Joining a raft of companies slashing costs to survive a slump in spending, AT&T said on Thursday it will cut the jobs over the remainder of 2008 and 2009, and take a charge of about $600 million in this year's fourth quarter for severance.
The carrier also plans to cut its 2009 capital spending from this year's levels, though spending plans have not been finalized. AT&T said it would provide details in late January.
The cuts come as phone companies struggle with declining land line sales, as more consumers switch to wireless or alternative, cheaper services offered by cable and Internet companies. AT&T cited "economic pressures, a changing business mix and a more streamlined organizational structure."
The move follows AT&T's April announcement of 4,600 job cuts, mostly in management, as well as a three-year plan disclosed at the end of last year to cut 10,000 jobs.
Credit Suisse analyst Chris Larsen forecast the company would spend $17 billion in 2009, down 12 per cent from 2008 levels.

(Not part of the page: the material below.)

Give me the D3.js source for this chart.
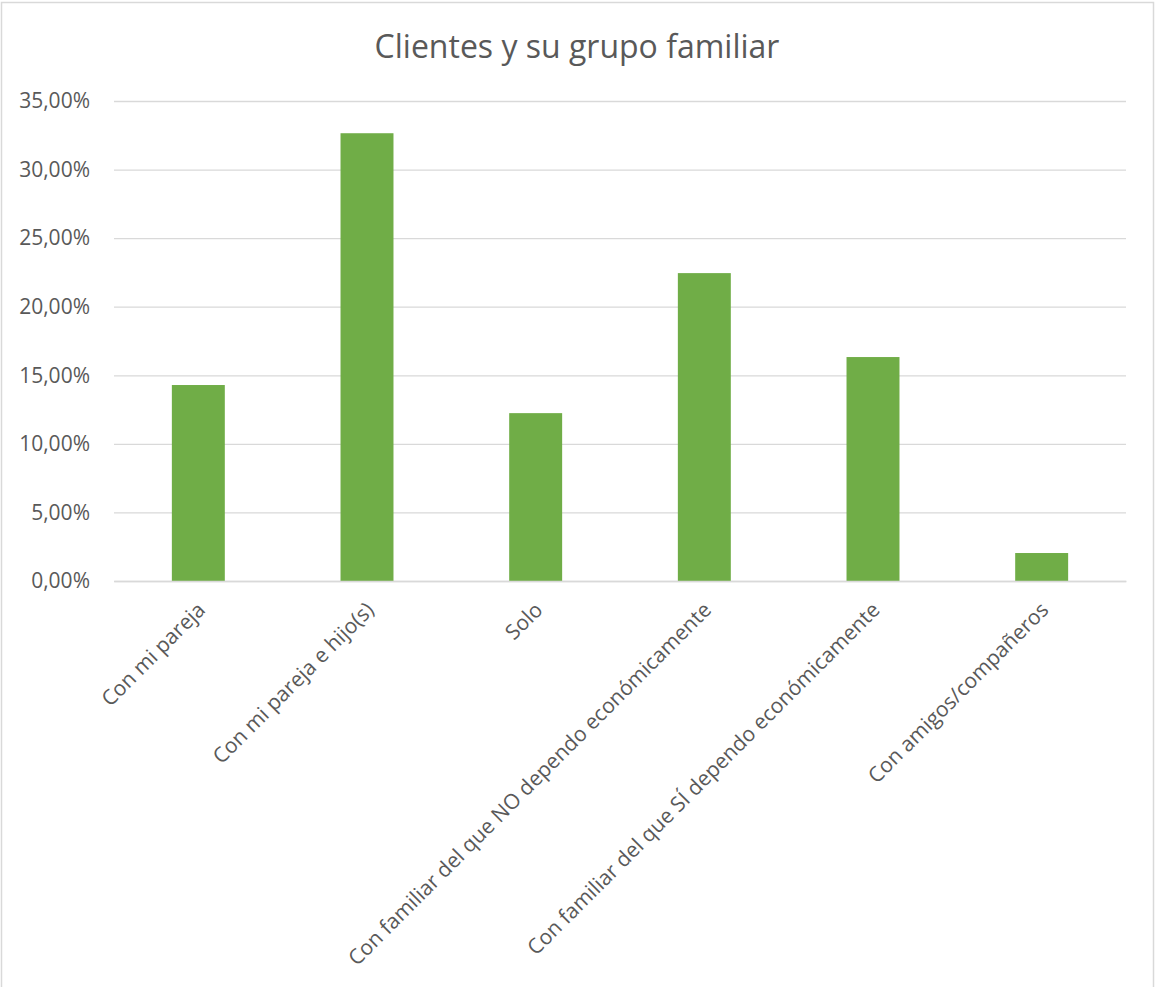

"The job cuts should not be surprising given the weakening trends in the residential wireline business," he said.
UBS analyst John Hodulik saw the move in a positive light, saying it would help AT&T preserve its cash position.

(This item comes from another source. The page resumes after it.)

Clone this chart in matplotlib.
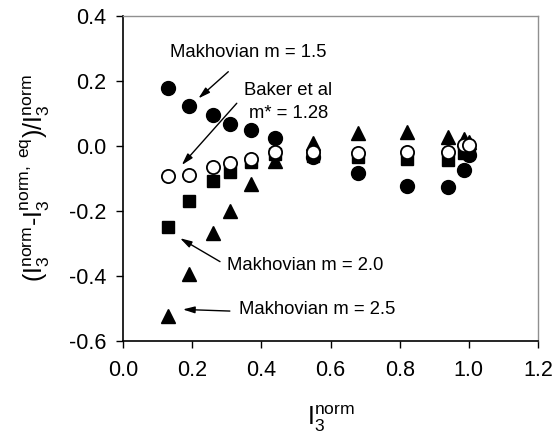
import numpy as np
import matplotlib
matplotlib.use("Agg")
import matplotlib.pyplot as plt

plt.rcParams['font.family'] = ['Liberation Sans', 'DejaVu Sans']
plt.rcParams['mathtext.fontset'] = 'custom'
plt.rcParams['mathtext.rm'] = 'Liberation Sans'
plt.rcParams['mathtext.it'] = 'Liberation Sans'

# I3 norm (x) values, shared by all series
x_vals = [0.13, 0.19, 0.26, 0.31, 0.37, 0.44, 0.55, 0.68, 0.82, 0.94, 0.985, 1.0]

# Makhovian m = 1.5 (filled circles)
m15 = [0.179, 0.124, 0.094, 0.068, 0.048, 0.024, -0.035, -0.083, -0.124, -0.128, -0.075, -0.028]
# Makhovian m = 2.0 (filled squares)
m20 = [-0.25, -0.171, -0.107, -0.080, -0.049, -0.025, -0.03, -0.035, -0.040, -0.044, -0.022, -0.015]
# Makhovian m = 2.5 (filled triangles)
m25 = [-0.523, -0.394, -0.268, -0.200, -0.117, -0.047, 0.008, 0.040, 0.043, 0.028, 0.022, 0.012]
# Baker et al m* = 1.28 (open circles)
baker = [-0.092, -0.090, -0.064, -0.054, -0.039, -0.020, -0.020, -0.021, -0.020, -0.018, 0.004, 0.002]

fig = plt.figure(figsize=(5.55, 4.38), dpi=100)
ax = fig.add_axes([0.2216, 0.2215, 0.7478, 0.7425])

ax.plot(x_vals, m15, 'o', color='black', ms=10, zorder=3)
ax.plot(x_vals, m20, 's', color='black', ms=8.5, zorder=3)
ax.plot(x_vals, m25, '^', color='black', ms=10, zorder=3)
ax.plot(x_vals, baker, 'o', mfc='white', mec='black', mew=1.3, ms=9.5, zorder=4)

ax.set_xlim(0.0, 1.2)
ax.set_ylim(-0.6, 0.4)
ax.set_xticks(np.arange(0.0, 1.21, 0.2))
ax.set_yticks(np.arange(-0.6, 0.41, 0.2))
ax.set_xticklabels(['%.1f' % v for v in np.arange(0.0, 1.21, 0.2)])
ax.set_yticklabels(['%.1f' % v for v in np.arange(-0.6, 0.41, 0.2)])
ax.tick_params(direction='out', length=5, width=1, labelsize=15.5)
ax.tick_params(axis='x', pad=9)
ax.tick_params(axis='y', pad=7)
ax.tick_params(top=False, right=False)

for s in ['left', 'bottom']:
    ax.spines[s].set_color('black')
    ax.spines[s].set_linewidth(1.2)
for s in ['top', 'right']:
    ax.spines[s].set_color('#909090')
    ax.spines[s].set_linewidth(1.0)

ax.set_xlabel(r'$\mathrm{I}_3^{\mathrm{norm}}$', fontsize=18, labelpad=16)
ax.set_ylabel(r'$(\mathrm{I}_3^{\mathrm{norm}}\text{-}\mathrm{I}_3^{\mathrm{norm,\ eq}})/\mathrm{I}_3^{\mathrm{norm}}$',
              fontsize=18, labelpad=12)

arrow = dict(arrowstyle='-|>,head_length=0.7,head_width=0.2', color='black', lw=1.0,
             shrinkA=0, shrinkB=0)

ax.text(0.361, 0.288, 'Makhovian m = 1.5', ha='center', va='center', fontsize=13.3)
ax.annotate('', xy=(0.218, 0.146), xytext=(0.3045, 0.228), arrowprops=arrow)

ax.text(0.478, 0.136, 'Baker et al\nm* = 1.28', ha='center', va='center', fontsize=13.3,
        linespacing=1.45)
ax.annotate('', xy=(0.170, -0.059), xytext=(0.329, 0.131), arrowprops=arrow)

ax.text(0.528, -0.369, 'Makhovian m = 2.0', ha='center', va='center', fontsize=13.3)
ax.annotate('', xy=(0.165, -0.284), xytext=(0.2805, -0.356), arrowprops=arrow)

ax.text(0.5625, -0.502, 'Makhovian m = 2.5', ha='center', va='center', fontsize=13.3)
ax.annotate('', xy=(0.173, -0.503), xytext=(0.309, -0.508), arrowprops=arrow)

fig.savefig('out.png', dpi=100)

"While the weak macro environment is taking its toll on the business, we believe the cuts show the large telcos ... have levers they can pull to partially offset the effects of the slowdown," he said.
NOT ALONE
AT&T is just one of several technology and media companies looking to slash costs to survive. Viacom Inc said on Thursday it would eliminate 7 per cent of its workforce, or 850 jobs, while Adobe Systems announced a day earlier that it would eliminate 8 per cent of its staff, or 600 jobs.
Data released on Thursday showed that US factory orders plunged 5.1 per cent in October, underscoring weakening demand as the economy grinds through recession.
Adding to poor sentiment in the technology industry, chipmaker Advanced Micro Devices warned that fourth-quarter revenue would be weaker than expected.